Ultimately, there is no denying the fact that Guardiola has created a team far superior to any in the EPL. They are currently 16 points clear of city rivals (pun intended) United and a colossal 33 points ahead of perennial Champions League chasers Arsenal FC.

If this campaign were a boxing match it would have been stopped around Christmas time. Come April, you can be sure the  PFA selected ‘Team of the year’ will be awash with sky blue. The fast, free-flowing football of this Man City team is a joy to watch. Yes, Liverpool FC may have a slightly more dynamic, counter-attacking trio at the helm, but they still have a propensity to leak goals like the Titanic just after the iceberg struck.
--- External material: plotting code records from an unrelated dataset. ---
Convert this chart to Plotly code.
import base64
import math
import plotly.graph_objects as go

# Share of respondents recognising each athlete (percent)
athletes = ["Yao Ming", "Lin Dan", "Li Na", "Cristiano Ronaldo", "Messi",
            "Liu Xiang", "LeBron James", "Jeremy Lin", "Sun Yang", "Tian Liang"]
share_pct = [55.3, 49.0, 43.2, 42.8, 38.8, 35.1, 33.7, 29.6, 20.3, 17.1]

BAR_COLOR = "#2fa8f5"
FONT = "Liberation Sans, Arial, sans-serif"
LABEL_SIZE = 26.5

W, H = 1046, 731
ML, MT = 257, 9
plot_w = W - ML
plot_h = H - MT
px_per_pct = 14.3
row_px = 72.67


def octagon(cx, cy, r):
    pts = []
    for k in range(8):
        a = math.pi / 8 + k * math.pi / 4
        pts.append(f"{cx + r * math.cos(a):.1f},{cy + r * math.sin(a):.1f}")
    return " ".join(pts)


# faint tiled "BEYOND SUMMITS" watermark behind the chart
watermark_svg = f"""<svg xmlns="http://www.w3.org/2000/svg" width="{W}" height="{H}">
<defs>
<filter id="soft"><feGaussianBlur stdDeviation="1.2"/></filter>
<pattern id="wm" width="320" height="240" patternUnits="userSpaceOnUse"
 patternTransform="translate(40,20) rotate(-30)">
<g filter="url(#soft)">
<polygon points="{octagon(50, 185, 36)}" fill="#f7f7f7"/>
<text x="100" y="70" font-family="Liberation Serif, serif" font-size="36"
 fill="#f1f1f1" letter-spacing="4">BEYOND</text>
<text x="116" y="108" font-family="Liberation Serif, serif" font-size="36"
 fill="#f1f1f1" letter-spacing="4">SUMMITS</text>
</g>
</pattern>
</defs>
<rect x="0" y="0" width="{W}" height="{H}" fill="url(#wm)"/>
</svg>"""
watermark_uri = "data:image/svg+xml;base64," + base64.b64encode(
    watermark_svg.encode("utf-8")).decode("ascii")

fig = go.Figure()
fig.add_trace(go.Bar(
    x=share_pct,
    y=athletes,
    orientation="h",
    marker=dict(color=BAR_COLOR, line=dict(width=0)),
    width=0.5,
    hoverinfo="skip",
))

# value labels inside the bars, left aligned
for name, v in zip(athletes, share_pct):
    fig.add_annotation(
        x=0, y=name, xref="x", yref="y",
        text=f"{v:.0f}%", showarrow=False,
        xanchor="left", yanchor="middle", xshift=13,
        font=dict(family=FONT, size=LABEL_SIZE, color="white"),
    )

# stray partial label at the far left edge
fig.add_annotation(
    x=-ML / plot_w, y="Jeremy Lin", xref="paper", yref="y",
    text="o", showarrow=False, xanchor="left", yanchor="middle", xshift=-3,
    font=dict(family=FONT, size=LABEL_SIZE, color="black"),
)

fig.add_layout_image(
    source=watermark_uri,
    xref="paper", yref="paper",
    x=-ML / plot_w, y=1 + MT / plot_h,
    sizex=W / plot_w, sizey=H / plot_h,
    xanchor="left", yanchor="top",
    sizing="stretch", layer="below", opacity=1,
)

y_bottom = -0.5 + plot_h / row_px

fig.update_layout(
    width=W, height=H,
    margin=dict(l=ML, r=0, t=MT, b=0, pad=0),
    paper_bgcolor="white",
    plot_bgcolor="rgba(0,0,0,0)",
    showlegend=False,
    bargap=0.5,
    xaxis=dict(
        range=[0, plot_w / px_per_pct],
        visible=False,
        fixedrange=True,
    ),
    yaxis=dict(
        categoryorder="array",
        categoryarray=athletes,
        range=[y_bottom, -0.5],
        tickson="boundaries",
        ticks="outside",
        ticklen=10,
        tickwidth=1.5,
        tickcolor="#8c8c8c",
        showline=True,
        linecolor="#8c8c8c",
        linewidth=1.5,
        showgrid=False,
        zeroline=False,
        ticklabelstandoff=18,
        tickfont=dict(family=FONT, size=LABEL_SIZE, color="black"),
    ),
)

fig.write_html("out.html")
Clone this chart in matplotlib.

Spurs are awash with style and grace, but even they lag an astonishing 20 points behind City and have yet to dispel the theory that when the going gets tough they turn to jigsaws: doubly so in their case as they fall apart in both boxes. City’s experience reigns over Spurs’ sweet, naïve innocence.

As for the red half of Manchester, they are literally the polar opposite of their neighbors. Jose Mourinho’s willingness to suck the joy out of the game like the new Dyson cordless cleaner on a dust-addled floor is exactly why the word contrasting was invented. For all Mourinho’s bemoaning the lack of cash, Romelu Lukaku has come in at £75m and Paul Pogba at a whopping £90m, or so.

Pogba

There are other players in the United side with large price tags on their head, but very few seem to be enjoying what is supposedly one of the best jobs in the world. Right now,  poor old Pogba looks like he’d rather be anywhere else on the planet than pulling on the previously cherished red shirt of United. Yes, Manchester United are second in the league – but points, style and enjoyment wise the gulf is Grand Canyon-esque.
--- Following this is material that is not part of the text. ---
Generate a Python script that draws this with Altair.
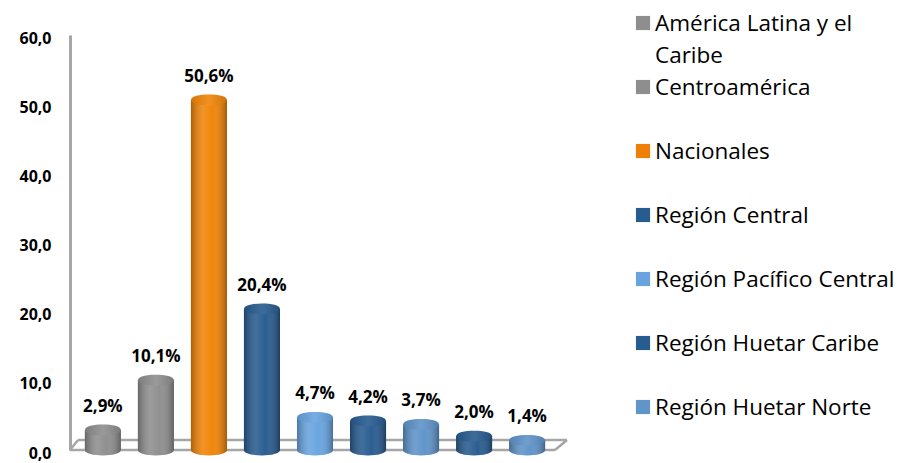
import altair as alt
import pandas as pd

categories = ["América Latina y el Caribe", "Centroamérica", "Nacionales", "Región Central",
              "Región Pacífico Central", "Región Huetar Caribe", "Región Huetar Norte",
              "Región Chorotega", "Región Brunca"]
values = [2.9, 10.1, 50.6, 20.4, 4.7, 4.2, 3.7, 2.0, 1.4]
bar_colors = ["#8e8e8e", "#8e8e8e", "#f08406", "#275b8f", "#68a4e0", "#275b8f", "#5e93c9",
              "#275b8f", "#5e93c9"]
legend_names = ["América Latina y el\nCaribe", "Centroamérica", "Nacionales", "Región Central",
                "Región Pacífico Central", "Región Huetar Caribe", "Región Huetar Norte"]
legend_colors = ["#8e8e8e", "#8e8e8e", "#ef8006", "#285b8f", "#6aa4de", "#285b8f", "#6195c9"]
y_ticks = [0, 10, 20, 30, 40, 50, 60]

FONT = "Open Sans"
GRID = "#a6a6a6"

df = pd.DataFrame({
    "cat": categories,
    "val": values,
    "lab": [f"{v:.1f}%".replace(".", ",") for v in values],
    "zero": [0.0] * len(values),
})
leg = pd.DataFrame({"name": legend_names, "idx": list(range(len(legend_names)))})

xs = alt.Scale(domain=categories, paddingInner=0.32, paddingOuter=0.28)
ys = alt.Scale(domain=[0, 60], nice=False, zero=True)
cs = alt.Scale(domain=categories, range=bar_colors)

x_enc = alt.X("cat:N", scale=xs, sort=categories, axis=None)
y_axis = alt.Axis(values=y_ticks, labelExpr="replace(format(datum.value, '.1f'), '.', ',')",
                  grid=False, ticks=False, domainColor=GRID, domainWidth=3,
                  labelFont=FONT, labelFontWeight="bold", labelFontSize=16, labelColor="black",
                  labelPadding=19, labelOffset=3, title=None)
col_enc = alt.Color("cat:N", scale=cs, legend=None)

ellipse = "M -1 0 C -1 -0.4 1 -0.4 1 0 C 1 0.4 -1 0.4 -1 0 Z"
shade = alt.LinearGradient(gradient="linear", x1=0, x2=1, y1=0, y2=0, stops=[
    alt.GradientStop(offset=0, color="rgba(0,0,0,0.28)"),
    alt.GradientStop(offset=0.35, color="rgba(255,255,255,0.12)"),
    alt.GradientStop(offset=0.6, color="rgba(255,255,255,0.02)"),
    alt.GradientStop(offset=1, color="rgba(0,0,0,0.32)"),
])
top_shade = alt.LinearGradient(gradient="linear", x1=0, x2=1, y1=0, y2=0, stops=[
    alt.GradientStop(offset=0, color="rgba(0,0,0,0.12)"),
    alt.GradientStop(offset=0.5, color="rgba(255,255,255,0.10)"),
    alt.GradientStop(offset=1, color="rgba(0,0,0,0.15)"),
])

base = alt.Chart(df)

# 3D-style floor outline (chart frame)
floor = alt.Chart(pd.DataFrame({"k": [0]}))
floor_style = dict(color=GRID, strokeWidth=2.5)
front = floor.mark_rule(**floor_style).encode(
    x=alt.value(0), x2=alt.value(485), y=alt.value(415))
back = floor.mark_rule(**floor_style).encode(
    x=alt.value(8), x2=alt.value(497), y=alt.value(405))
right_d = floor.mark_rule(**floor_style).encode(
    x=alt.value(485), x2=alt.value(497), y=alt.value(415), y2=alt.value(405))
left_d = floor.mark_rule(**floor_style).encode(
    x=alt.value(0), x2=alt.value(8), y=alt.value(415), y2=alt.value(405))

bottom = base.mark_point(shape=ellipse, filled=True, size=1296, opacity=1, strokeWidth=0).encode(
    x=x_enc, y=alt.Y("zero:Q", scale=ys, axis=y_axis), color=col_enc)
bottom_sh = base.mark_point(shape=ellipse, filled=True, size=1296, opacity=1, strokeWidth=0,
                            color=shade).encode(x=x_enc, y=alt.Y("zero:Q", scale=ys))
body = base.mark_bar(width={"band": 1}).encode(
    x=x_enc, y=alt.Y("val:Q", scale=ys), y2="zero:Q", color=col_enc)
body_sh = base.mark_bar(color=shade).encode(
    x=x_enc, y=alt.Y("val:Q", scale=ys), y2="zero:Q")
top = base.mark_point(shape=ellipse, filled=True, size=1296, opacity=1, strokeWidth=0).encode(
    x=x_enc, y=alt.Y("val:Q", scale=ys), color=col_enc)
top_sh = base.mark_point(shape=ellipse, filled=True, size=1296, opacity=1, strokeWidth=0,
                         color=top_shade).encode(x=x_enc, y=alt.Y("val:Q", scale=ys))
labels = base.mark_text(dy=-23, font=FONT, fontWeight="bold", fontSize=17, color="black").encode(
    x=x_enc, y=alt.Y("val:Q", scale=ys), text="lab:N")

bars_layer = alt.layer(front, back, right_d, left_d, bottom, bottom_sh, body, body_sh, top,
                       top_sh, labels)

ly = alt.Y("idx:Q", scale=alt.Scale(domain=[0, 6], range=[-12, 372], nice=False, zero=False),
           axis=None)
lbase = alt.Chart(leg)
squares = lbase.mark_square(size=200, opacity=1).encode(
    x=alt.value(573), y=ly,
    color=alt.Color("name:N", scale=alt.Scale(domain=legend_names, range=legend_colors),
                    legend=None))
ltext = lbase.mark_text(align="left", baseline="alphabetic", dy=8, font=FONT, fontSize=22.5,
                        lineBreak="\n", lineHeight=32, color="black").encode(
    x=alt.value(585), y=ly, text="name:N")
legend_layer = alt.layer(squares, ltext)

chart = alt.layer(bars_layer, legend_layer).resolve_scale(
    x="independent", y="independent", color="independent"
).properties(
    width=490, height=415,
    padding={"left": 62, "top": 27, "right": 339, "bottom": 12},
    autosize=alt.AutoSizeParams(type="none"),
    background="white",
).configure_view(stroke=None)

chart.save("out.html", embed_options={"renderer": "svg", "actions": False})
A glance at the Premier League goalscorers chart reveals that no less than four City players grace the top twenty. Aguero (21), Sterling (15), Jesus (8) and Sane (8). Gabriel Jesus hardly gets a sniff of the starting line-up yet he’s managed to bang in a hatful.

Kevin De Bruyne, City’s best player by a country mile, has racked up 11 goals and 19 assists in all competitions. De Bruyne has the vision of an owl and the passing ability of Glenn Hoddle in his pomp. If he gets any better, opposition managers are going to have to consider tying one leg behind his back in the tunnel before the game, or sticking a fantasy midfield trio of Hurlock, Souness and Bremner in the middle of the park to contribute a few scything challenges to the cause.

Champions League

Domestically, the title is sewn up, but can City go on and win the Champions League? Of course they can and it isn’t all about the green stuff Guardiola has at his disposal. Unai Emery has an equally obscene amount of money to spend and look at the shambles that was PSG’s latest quest for the Champions League trophy – beaten 5-2 on aggregate by a Real Madrid side languishing third in La Liga and a whopping 15 points behind Barcelona.
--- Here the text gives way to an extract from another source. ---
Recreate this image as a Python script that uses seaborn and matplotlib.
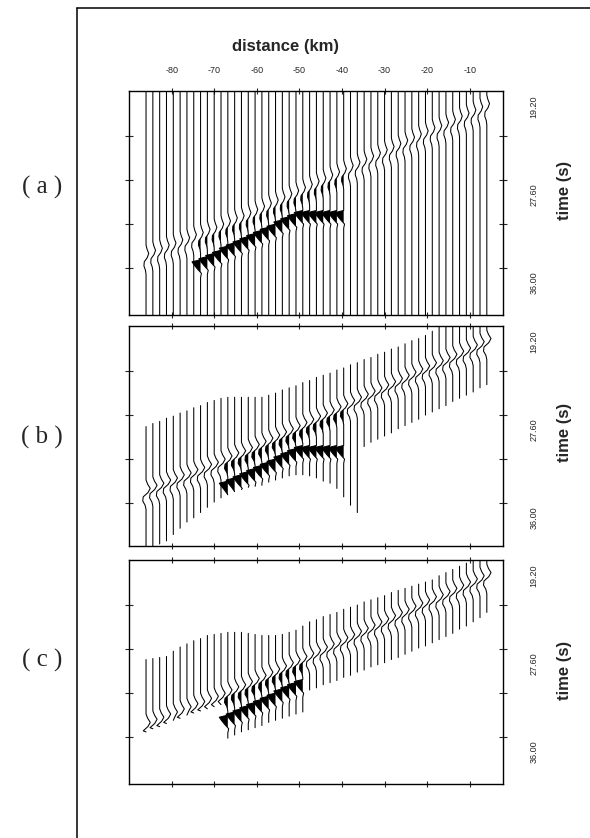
from __future__ import annotations

import matplotlib

matplotlib.use("Agg")
import matplotlib.pyplot as plt
import numpy as np
import pandas as pd
import seaborn as sns

# station offsets along the profile (km)
STATIONS_KM = [
    -86.0, -84.4, -82.8, -81.2, -79.6, -78.0, -76.4, -74.8, -73.2, -71.6,
    -70.0, -68.4, -66.8, -65.2, -63.6, -62.0, -60.4, -58.8, -57.2, -55.6,
    -54.0, -52.4, -50.8, -49.2, -47.6, -46.0, -44.4, -42.8, -41.2, -39.6,
    -38.0, -36.4, -34.8, -33.2, -31.6, -30.0, -28.4, -26.8, -25.2, -23.6,
    -22.0, -20.4, -18.8, -17.2, -15.6, -14.0, -12.4, -10.8, -9.2, -7.6, -6.0,
]

# first arrival (s), one per station
P1_TIME_S = [
    33.6, 33.3, 33.1, 32.8, 32.6, 32.3, 32.1, 31.8, 31.6, 31.3,
    31.1, 30.8, 30.5, 30.2, 30.0, 29.7, 29.4, 29.1, 28.8, 28.5,
    28.2, 27.9, 27.6, 27.3, 27.0, 26.7, 26.4, 26.1, 25.8, 25.5,
    25.2, 24.9, 24.6, 24.3, 24.0, 23.7, 23.4, 23.1, 22.8, 22.5,
    22.2, 21.9, 21.6, 21.4, 21.1, 20.8, 20.5, 20.2, 19.9, 19.6, 19.3,
]

# strong (filled) phase, nan where absent
nan = float("nan")
P2_TIME_S = [
    nan, nan, nan, nan, nan, nan, nan, nan, 34.0, 33.7,
    33.4, 33.1, 32.7, 32.4, 32.1, 31.8, 31.5, 31.2, 30.9, 30.6,
    30.2, 29.9, 29.6, 29.3, 29.3, 29.3, 29.3, 29.3, 29.3, 29.3,
    nan, nan, nan, nan, nan, nan, nan, nan, nan, nan,
    nan, nan, nan, nan, nan, nan, nan, nan, nan, nan, nan,
]

# trace windows (s) for panels b and c
B_START_S = [
    27.3, 27.0, 26.8, 26.5, 26.3, 26.0, 25.8, 25.5, 25.3, 25.0,
    24.8, 24.6, 24.5, 24.5, 24.5, 24.5, 24.5, 24.5, 24.3, 24.1,
    23.8, 23.6, 23.4, 23.1, 22.9, 22.6, 22.4, 22.2, 21.9, 21.7,
    21.4, 21.2, 20.9, 20.7, 20.4, 20.2, 19.9, 19.7, 19.4, 19.1,
    18.9, 18.6, 18.2, 17.7, 17.7, 17.7, 17.7, 17.7, 17.7, 17.7, 17.7,
]
B_END_S = [
    38.7, 38.7, 38.5, 38.2, 37.6, 37.0, 36.4, 36.0, 35.5, 35.0,
    34.5, 34.1, 33.8, 33.5, 33.3, 33.1, 33.0, 32.9, 32.6, 32.4,
    32.2, 32.0, 31.9, 31.9, 32.0, 32.2, 32.5, 32.7, 33.2, 34.0,
    34.8, 35.5, 29.2, 28.8, 28.5, 28.2, 27.9, 27.5, 27.2, 26.9,
    26.6, 26.2, 25.9, 25.6, 25.3, 24.9, 24.6, 24.3, 24.0, 23.6, 23.3,
]
C_START_S = [
    27.2, 27.1, 27.0, 26.9, 26.4, 26.0, 25.7, 25.4, 25.2, 24.9,
    24.8, 24.7, 24.6, 24.6, 24.6, 24.7, 24.8, 24.9, 24.9, 24.9,
    24.8, 24.6, 24.4, 24.0, 23.6, 23.4, 23.1, 22.9, 22.7, 22.4,
    22.2, 22.0, 21.7, 21.5, 21.3, 21.1, 20.8, 20.6, 20.4, 20.2,
    20.0, 19.8, 19.6, 19.2, 18.9, 18.6, 18.3, 18.0, 17.7, 17.7, 17.7,
]
C_END_S = [
    34.1, 33.8, 33.6, 33.3, 33.0, 32.8, 32.5, 32.3, 32.1, 31.9,
    31.7, 31.5, 34.7, 34.4, 34.1, 33.9, 33.7, 33.5, 33.2, 33.0,
    32.8, 32.6, 32.4, 32.2, 30.1, 29.9, 29.6, 29.4, 29.2, 28.9,
    28.7, 28.4, 28.2, 27.9, 27.7, 27.5, 27.2, 27.0, 26.7, 26.4,
    26.1, 25.9, 25.6, 25.3, 25.0, 24.7, 24.3, 24.0, 23.6, 23.2, 22.7,
]

# wavelet shapes (offset s, relative amplitude)
WIGGLE_T = [-1.2, -0.8, -0.4, 0.0, 0.4, 0.8, 1.2, 1.6]
WIGGLE_A = [0.0, 0.35, 0.9, 0.4, -0.6, -0.7, -0.2, 0.0]
WEDGE_T = [-0.2, 0.0, 0.3, 0.7, 1.1, 1.5]
WEDGE_A = [0.0, -1.0, -0.75, -0.35, 0.1, 0.0]

X_TICKS = [-80, -70, -60, -50, -40, -30, -20, -10]
X_TICK_LABELS = ["-80", "-70", "-60", "-50", "-40", "-30", "-20", "-10"]
T_LABEL_TICKS = [19.2, 27.6, 36.0]
T_LABELS = ["19.20", "27.60", "36.00"]
T_MINOR_TICKS = [22.0, 26.2, 30.4, 34.6]

PANEL_NAMES = ["( a )", "( b )", "( c )"]
WIGGLE_GAIN = [0.7, 1.1, 1.1]
FIG_W, FIG_H = 590, 838
T_TOP = 17.7
PX_PER_S = 10.48


def build_trace(station: float, t0: float, t1: float, p1: float, p2: float,
                wedge_on: bool, gain: float) -> tuple[list[float], list[float], list[bool]]:
    pts = {t0: 0.0, t1: 0.0}
    filled = {}
    for dt, a in zip(WIGGLE_T, WIGGLE_A):
        t = p1 + dt
        if t0 < t < t1:
            pts[t] = pts.get(t, 0.0) + gain * a
    if wedge_on and not np.isnan(p2):
        for dt, a in zip(WEDGE_T, WEDGE_A):
            t = p2 + dt
            if t0 < t < t1:
                pts[t] = pts.get(t, 0.0) + 2.0 * a
                filled[t] = True
    ts = sorted(pts)
    xs = [station + pts[t] for t in ts]
    return ts, xs, [filled.get(t, False) for t in ts]


def draw_panel(ax, starts, ends, wedge_range, t_bottom, top_labels, gain, label_y):
    rows = []
    for i, st in enumerate(STATIONS_KM):
        on = wedge_range[0] <= i <= wedge_range[1]
        ts, xs, fl = build_trace(st, starts[i], ends[i], P1_TIME_S[i], P2_TIME_S[i],
                                 on, gain)
        for t, x in zip(ts, xs):
            rows.append({"trace": i, "x": x, "t": t})
        if any(fl):
            ax.fill_betweenx(ts, st, xs, where=[x < st for x in xs],
                             color="black", lw=0, interpolate=True)
    df = pd.DataFrame(rows)
    sns.lineplot(data=df, x="x", y="t", units="trace", estimator=None, sort=False,
                 color="black", linewidth=0.75, ax=ax, legend=False)
    ax.set_xlim(-90.0, -2.2)
    ax.set_ylim(t_bottom, T_TOP)
    ax.set_xlabel("")
    ax.set_ylabel("")
    ax.set_xticks(X_TICKS)
    ax.set_xticklabels(X_TICK_LABELS, fontsize=6.5, family="Liberation Sans")
    ax.tick_params(axis="x", top=True, bottom=True, direction="inout", length=5,
                   width=0.8, labelbottom=False, labeltop=top_labels, pad=9)
    ax.yaxis.tick_right()
    ax.set_yticks(T_LABEL_TICKS)
    ax.set_yticklabels(T_LABELS, rotation=90, va="center", fontsize=6.5,
                       family="Liberation Sans")
    ax.set_yticks(T_MINOR_TICKS, minor=True)
    ax.tick_params(axis="y", which="major", length=0, pad=19)
    ax.tick_params(axis="y", which="minor", left=True, right=True,
                   direction="inout", length=6, width=0.8)
    for sp in ax.spines.values():
        sp.set_linewidth(1.0)
        sp.set_color("black")
    ax.text(1.165, label_y, "time (s)", transform=ax.transAxes, rotation=90,
            ha="center", va="center", fontsize=12, fontweight="bold",
            family="Liberation Sans")


def main() -> None:
    sns.set_theme(style="white")
    fig = plt.figure(figsize=(FIG_W / 100, FIG_H / 100), dpi=100)
    fig.patch.set_facecolor("white")

    # top px, bottom px, starts, ends, wedge stations, side label px, time label px
    panels = [
        (91, 315, [T_TOP] * len(STATIONS_KM), None, (8, 29), 187, 190),
        (326, 546, B_START_S, B_END_S, (12, 29), 437, 432),
        (560, 784, C_START_S, C_END_S, (12, 23), 660, 670),
    ]
    for k, (top, bottom, starts, ends, wr, side_y, time_y) in enumerate(panels):
        ax = fig.add_axes([129 / FIG_W, 1 - bottom / FIG_H, 374 / FIG_W,
                           (bottom - top) / FIG_H])
        t_bottom = T_TOP + (bottom - top) / PX_PER_S
        if ends is None:
            ends = [t_bottom] * len(STATIONS_KM)
        draw_panel(ax, starts, ends, wr, t_bottom, top_labels=(k == 0),
                   gain=WIGGLE_GAIN[k], label_y=(bottom - time_y) / (bottom - top))
        fig.text(42 / FIG_W, 1 - side_y / FIG_H, PANEL_NAMES[k],
                 ha="center", va="center", fontsize=18, family="Liberation Serif")

    fig.text(285 / FIG_W, 1 - 47 / FIG_H, "distance (km)", ha="center", va="center",
             fontsize=12, fontweight="bold", family="Liberation Sans")
    fig.add_artist(plt.Line2D([77 / FIG_W, 77 / FIG_W], [0, 1 - 8 / FIG_H],
                              color="black", lw=1.1))
    fig.add_artist(plt.Line2D([77 / FIG_W, 1], [1 - 8 / FIG_H, 1 - 8 / FIG_H],
                              color="black", lw=1.1))
    fig.savefig("out.png", dpi=100, facecolor="white")
    plt.close(fig)


if __name__ == "__main__":
    main()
PSG spent the GDP of a mid-sized Scandinavian country on Neymar…and that was just on his entourage. Neymar, the footballer, came at an extra price.  Fellow strike partner Kylian Mbappe cost another £150m, or so, and let’s not even get started on Cavani, Di Maria, Drexler et al.

If it were solely about the money we would be seeing a PSG vs Man City Champions League final. As it is, PSG blew the transfer record out of the water this summer and still progressed no further than they did last season. By contrast, Manchester City have spent wisely, and in Pep Guardiola have found a manager who can guide them to the promised land.